* BEGIN TASK DATA *
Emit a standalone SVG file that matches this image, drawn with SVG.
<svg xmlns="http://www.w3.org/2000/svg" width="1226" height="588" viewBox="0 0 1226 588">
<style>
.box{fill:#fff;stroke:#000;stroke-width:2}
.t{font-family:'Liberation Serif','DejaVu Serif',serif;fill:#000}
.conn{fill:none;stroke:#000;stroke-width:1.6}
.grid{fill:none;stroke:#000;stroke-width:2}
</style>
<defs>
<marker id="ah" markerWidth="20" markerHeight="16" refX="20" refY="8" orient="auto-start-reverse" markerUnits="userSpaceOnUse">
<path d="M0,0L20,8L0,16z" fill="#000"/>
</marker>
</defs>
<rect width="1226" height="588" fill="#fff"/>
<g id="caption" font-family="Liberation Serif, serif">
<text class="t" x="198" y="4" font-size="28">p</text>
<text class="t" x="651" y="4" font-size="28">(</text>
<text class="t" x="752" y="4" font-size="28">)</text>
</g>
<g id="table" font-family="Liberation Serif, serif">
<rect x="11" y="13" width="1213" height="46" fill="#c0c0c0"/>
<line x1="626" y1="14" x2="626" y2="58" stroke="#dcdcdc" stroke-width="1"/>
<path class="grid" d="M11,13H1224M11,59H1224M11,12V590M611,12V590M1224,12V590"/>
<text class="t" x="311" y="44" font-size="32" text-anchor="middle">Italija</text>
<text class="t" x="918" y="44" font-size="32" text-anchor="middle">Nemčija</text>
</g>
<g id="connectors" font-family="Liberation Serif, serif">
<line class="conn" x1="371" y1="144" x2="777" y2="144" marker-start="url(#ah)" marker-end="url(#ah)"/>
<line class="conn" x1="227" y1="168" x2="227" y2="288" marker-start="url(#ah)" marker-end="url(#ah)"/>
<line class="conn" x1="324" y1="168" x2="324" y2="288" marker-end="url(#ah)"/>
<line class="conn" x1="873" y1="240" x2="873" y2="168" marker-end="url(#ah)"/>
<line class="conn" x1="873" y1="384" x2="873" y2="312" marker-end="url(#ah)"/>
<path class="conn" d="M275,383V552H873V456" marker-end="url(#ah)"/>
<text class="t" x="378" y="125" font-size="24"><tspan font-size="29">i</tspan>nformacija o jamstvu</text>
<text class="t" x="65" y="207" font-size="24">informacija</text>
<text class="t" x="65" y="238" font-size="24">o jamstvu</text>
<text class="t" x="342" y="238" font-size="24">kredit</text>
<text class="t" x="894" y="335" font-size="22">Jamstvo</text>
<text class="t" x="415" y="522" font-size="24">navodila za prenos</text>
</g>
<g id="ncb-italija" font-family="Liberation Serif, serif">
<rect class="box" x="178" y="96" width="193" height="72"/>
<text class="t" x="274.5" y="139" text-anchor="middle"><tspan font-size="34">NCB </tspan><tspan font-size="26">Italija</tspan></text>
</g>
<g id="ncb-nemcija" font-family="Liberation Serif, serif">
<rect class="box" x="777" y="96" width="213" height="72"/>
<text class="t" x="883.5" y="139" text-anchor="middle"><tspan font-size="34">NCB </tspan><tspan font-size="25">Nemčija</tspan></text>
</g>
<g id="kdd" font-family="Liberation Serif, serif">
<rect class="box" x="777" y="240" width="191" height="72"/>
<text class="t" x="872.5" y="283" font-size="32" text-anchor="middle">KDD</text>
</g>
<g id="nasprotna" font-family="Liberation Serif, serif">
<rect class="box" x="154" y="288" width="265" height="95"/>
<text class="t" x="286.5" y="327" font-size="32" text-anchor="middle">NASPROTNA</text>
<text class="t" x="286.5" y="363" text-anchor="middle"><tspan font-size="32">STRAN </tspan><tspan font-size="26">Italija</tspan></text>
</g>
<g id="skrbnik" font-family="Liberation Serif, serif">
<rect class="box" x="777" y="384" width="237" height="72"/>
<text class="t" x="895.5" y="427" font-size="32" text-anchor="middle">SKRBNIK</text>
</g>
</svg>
* END TASK DATA *
* BEGIN TASK DATA *
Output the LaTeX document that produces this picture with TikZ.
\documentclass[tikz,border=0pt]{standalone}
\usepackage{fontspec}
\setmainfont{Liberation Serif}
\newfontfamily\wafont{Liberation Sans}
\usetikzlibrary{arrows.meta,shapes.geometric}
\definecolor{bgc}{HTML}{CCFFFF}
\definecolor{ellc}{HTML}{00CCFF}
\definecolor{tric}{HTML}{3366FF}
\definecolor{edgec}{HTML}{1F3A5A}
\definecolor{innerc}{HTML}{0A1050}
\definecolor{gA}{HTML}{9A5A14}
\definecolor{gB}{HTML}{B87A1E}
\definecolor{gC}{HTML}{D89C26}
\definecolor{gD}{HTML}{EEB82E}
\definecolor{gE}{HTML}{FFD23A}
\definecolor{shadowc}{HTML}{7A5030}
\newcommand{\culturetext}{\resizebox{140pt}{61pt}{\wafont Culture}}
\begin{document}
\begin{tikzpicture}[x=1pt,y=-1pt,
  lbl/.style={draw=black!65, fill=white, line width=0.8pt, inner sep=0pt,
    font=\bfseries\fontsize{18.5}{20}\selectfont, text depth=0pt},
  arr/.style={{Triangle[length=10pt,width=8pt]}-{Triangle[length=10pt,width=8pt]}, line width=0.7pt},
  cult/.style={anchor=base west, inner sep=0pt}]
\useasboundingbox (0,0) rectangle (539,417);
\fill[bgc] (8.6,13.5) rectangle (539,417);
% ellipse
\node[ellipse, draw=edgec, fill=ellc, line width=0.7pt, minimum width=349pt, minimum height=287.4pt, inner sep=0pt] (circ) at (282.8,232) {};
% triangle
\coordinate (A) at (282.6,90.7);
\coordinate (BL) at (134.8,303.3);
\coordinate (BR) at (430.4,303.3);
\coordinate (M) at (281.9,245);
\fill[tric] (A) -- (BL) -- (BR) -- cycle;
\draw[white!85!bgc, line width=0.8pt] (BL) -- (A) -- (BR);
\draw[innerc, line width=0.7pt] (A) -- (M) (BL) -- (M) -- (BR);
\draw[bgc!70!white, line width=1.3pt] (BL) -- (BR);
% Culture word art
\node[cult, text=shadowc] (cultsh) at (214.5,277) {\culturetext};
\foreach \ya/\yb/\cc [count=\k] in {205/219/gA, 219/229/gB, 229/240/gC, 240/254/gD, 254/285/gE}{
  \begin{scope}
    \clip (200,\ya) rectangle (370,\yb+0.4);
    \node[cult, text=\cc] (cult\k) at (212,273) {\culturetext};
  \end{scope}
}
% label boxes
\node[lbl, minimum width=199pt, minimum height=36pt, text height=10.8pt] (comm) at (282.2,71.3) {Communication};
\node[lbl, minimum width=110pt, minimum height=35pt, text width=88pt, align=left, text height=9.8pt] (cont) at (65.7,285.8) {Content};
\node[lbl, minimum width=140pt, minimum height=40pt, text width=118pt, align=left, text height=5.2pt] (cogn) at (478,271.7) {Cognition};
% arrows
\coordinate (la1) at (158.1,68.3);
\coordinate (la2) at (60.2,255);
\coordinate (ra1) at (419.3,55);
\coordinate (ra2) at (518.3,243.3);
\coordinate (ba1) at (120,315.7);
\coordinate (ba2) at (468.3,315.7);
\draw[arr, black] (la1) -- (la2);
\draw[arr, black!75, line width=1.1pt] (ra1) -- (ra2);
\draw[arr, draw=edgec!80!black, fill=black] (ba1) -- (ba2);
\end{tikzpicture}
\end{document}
* END TASK DATA *
### EXERCISE TASK
All lines above containing the string "with" are to be collected.

### SOLUTION BELOW
Emit a standalone SVG file that matches this image, drawn with SVG.
Output the LaTeX document that produces this picture with TikZ.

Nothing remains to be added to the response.